Instructions for the task: From the listing that follows, reproduce only the lines from the one holding "Write a component" through the one holding "const pct = (v: number)", both included, with no pictures.

********

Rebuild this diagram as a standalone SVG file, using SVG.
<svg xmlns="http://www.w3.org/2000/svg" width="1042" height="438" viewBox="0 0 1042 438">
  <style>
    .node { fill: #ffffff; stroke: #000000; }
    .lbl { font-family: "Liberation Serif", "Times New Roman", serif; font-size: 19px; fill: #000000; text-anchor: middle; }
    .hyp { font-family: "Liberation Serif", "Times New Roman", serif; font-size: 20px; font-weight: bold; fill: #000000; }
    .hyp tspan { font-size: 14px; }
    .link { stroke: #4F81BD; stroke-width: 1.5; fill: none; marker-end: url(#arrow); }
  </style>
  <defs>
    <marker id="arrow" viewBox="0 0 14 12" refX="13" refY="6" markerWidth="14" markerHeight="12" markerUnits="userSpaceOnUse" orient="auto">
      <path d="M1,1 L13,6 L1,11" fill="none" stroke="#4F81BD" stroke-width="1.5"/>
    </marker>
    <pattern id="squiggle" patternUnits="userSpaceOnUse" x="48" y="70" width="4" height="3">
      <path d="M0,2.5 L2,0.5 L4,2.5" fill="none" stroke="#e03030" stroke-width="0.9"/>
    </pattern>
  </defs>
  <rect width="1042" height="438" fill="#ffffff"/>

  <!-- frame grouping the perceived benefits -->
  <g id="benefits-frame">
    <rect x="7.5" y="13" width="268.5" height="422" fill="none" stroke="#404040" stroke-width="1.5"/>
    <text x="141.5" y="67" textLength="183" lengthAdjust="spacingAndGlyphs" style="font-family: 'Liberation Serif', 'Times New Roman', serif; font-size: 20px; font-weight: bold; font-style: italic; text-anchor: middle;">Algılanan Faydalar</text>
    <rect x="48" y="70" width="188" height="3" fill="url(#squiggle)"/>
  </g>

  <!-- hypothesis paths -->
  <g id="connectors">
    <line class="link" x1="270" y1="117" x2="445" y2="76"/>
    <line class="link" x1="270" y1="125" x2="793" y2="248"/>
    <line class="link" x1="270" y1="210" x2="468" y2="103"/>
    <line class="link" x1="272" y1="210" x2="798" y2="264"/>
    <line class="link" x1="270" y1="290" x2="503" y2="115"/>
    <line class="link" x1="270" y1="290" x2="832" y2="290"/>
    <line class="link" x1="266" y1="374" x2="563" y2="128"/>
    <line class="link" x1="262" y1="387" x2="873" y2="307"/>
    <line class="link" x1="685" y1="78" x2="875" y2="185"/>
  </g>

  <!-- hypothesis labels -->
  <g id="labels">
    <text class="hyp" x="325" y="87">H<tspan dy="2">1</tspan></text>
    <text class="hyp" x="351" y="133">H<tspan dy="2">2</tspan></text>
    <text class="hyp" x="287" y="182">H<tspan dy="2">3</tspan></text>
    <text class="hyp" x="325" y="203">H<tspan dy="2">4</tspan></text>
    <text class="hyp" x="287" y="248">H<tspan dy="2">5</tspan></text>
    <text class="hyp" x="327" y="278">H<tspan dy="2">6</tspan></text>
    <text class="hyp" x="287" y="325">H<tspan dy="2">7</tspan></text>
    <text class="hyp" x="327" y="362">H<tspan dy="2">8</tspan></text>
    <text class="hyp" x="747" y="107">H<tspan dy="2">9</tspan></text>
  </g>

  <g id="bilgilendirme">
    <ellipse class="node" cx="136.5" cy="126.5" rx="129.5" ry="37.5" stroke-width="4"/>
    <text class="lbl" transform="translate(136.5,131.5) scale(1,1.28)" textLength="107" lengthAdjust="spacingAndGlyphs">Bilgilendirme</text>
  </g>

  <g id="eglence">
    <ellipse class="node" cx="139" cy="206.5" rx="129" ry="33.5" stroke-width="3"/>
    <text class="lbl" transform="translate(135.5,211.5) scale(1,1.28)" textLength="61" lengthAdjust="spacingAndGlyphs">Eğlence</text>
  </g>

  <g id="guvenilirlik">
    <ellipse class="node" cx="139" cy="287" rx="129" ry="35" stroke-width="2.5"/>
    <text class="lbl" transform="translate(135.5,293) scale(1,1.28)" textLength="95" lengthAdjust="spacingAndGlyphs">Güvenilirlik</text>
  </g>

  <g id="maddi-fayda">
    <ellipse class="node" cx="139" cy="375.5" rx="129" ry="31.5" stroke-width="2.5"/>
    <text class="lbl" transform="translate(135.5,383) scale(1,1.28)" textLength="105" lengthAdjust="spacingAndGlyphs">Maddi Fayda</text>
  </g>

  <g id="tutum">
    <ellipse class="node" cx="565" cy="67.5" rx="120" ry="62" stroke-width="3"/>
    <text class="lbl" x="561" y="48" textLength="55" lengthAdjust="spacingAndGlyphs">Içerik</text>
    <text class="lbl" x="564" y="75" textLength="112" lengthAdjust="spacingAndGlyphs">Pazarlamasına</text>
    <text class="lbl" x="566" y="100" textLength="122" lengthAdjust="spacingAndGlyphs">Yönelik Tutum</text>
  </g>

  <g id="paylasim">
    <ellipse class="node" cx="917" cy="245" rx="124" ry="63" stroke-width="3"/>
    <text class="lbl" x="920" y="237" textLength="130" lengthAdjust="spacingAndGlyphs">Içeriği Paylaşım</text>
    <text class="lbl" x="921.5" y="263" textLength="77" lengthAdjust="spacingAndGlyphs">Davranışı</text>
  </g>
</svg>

********

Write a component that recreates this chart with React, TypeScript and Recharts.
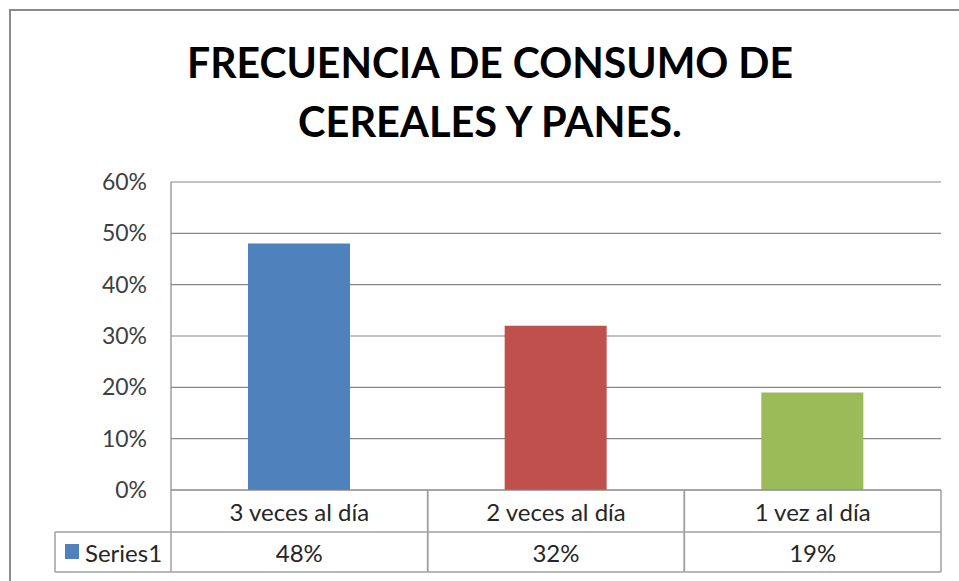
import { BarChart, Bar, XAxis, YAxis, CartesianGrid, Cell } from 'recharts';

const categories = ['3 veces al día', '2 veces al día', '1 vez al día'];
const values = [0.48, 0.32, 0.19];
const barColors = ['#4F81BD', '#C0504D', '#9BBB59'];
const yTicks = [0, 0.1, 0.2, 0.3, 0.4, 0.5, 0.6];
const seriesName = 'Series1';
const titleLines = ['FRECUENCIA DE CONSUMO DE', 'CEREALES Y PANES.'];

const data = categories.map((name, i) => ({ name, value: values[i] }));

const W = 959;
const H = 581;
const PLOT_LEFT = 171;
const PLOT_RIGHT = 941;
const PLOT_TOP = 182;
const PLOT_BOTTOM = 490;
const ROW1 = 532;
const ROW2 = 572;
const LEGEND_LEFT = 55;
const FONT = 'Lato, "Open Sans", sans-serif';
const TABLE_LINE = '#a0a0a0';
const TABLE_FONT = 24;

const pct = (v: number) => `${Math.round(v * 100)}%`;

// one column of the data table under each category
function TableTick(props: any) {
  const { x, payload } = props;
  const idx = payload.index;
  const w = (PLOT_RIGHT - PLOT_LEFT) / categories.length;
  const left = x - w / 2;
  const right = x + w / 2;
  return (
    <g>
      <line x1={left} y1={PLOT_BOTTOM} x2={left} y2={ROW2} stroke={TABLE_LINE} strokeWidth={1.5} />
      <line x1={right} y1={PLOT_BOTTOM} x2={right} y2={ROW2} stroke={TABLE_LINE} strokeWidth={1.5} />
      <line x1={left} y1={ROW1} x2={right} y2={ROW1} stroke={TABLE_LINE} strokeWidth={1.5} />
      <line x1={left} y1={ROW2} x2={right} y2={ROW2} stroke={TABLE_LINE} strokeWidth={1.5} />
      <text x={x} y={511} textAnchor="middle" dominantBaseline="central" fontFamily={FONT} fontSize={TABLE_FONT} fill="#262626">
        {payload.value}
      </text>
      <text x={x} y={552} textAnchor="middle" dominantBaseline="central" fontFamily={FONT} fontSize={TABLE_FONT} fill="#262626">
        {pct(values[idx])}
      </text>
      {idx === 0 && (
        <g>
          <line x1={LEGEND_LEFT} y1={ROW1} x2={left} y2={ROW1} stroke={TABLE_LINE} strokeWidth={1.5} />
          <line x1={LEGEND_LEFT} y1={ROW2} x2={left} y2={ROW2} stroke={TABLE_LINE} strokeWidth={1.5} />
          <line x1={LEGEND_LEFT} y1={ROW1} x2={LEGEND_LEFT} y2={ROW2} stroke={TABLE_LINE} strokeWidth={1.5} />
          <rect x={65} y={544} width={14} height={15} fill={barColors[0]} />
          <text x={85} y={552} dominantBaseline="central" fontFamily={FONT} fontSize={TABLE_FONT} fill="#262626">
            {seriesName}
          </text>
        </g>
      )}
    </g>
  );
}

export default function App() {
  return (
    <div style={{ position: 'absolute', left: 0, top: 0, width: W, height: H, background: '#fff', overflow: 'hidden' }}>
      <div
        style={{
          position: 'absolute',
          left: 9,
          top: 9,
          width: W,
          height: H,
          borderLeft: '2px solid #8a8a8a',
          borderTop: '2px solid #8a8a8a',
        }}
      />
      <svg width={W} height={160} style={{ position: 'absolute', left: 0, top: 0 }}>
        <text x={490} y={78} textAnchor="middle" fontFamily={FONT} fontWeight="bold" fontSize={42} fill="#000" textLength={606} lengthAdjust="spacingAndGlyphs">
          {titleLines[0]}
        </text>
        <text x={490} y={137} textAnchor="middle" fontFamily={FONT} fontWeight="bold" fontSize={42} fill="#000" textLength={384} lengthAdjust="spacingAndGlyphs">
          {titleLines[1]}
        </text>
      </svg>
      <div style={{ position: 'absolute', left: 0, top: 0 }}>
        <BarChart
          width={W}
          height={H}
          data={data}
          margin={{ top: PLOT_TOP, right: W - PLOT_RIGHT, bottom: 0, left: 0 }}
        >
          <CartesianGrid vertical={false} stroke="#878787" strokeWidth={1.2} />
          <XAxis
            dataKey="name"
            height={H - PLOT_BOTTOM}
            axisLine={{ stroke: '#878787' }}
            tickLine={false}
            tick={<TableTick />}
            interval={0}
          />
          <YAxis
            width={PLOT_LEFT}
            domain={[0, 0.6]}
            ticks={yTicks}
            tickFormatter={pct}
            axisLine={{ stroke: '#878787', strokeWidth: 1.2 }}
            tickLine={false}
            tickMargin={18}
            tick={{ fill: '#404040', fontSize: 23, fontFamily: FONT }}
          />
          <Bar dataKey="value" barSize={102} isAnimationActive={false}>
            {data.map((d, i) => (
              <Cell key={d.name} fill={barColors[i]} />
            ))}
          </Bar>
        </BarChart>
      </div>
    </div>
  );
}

********

The result:
Write a component that recreates this chart with React, TypeScript and Recharts.
import { BarChart, Bar, XAxis, YAxis, CartesianGrid, Cell } from 'recharts';

const categories = ['3 veces al día', '2 veces al día', '1 vez al día'];
const values = [0.48, 0.32, 0.19];
const barColors = ['#4F81BD', '#C0504D', '#9BBB59'];
const yTicks = [0, 0.1, 0.2, 0.3, 0.4, 0.5, 0.6];
const seriesName = 'Series1';
const titleLines = ['FRECUENCIA DE CONSUMO DE', 'CEREALES Y PANES.'];

const data = categories.map((name, i) => ({ name, value: values[i] }));

const W = 959;
const H = 581;
const PLOT_LEFT = 171;
const PLOT_RIGHT = 941;
const PLOT_TOP = 182;
const PLOT_BOTTOM = 490;
const ROW1 = 532;
const ROW2 = 572;
const LEGEND_LEFT = 55;
const FONT = 'Lato, "Open Sans", sans-serif';
const TABLE_LINE = '#a0a0a0';
const TABLE_FONT = 24;

const pct = (v: number) => `${Math.round(v * 100)}%`;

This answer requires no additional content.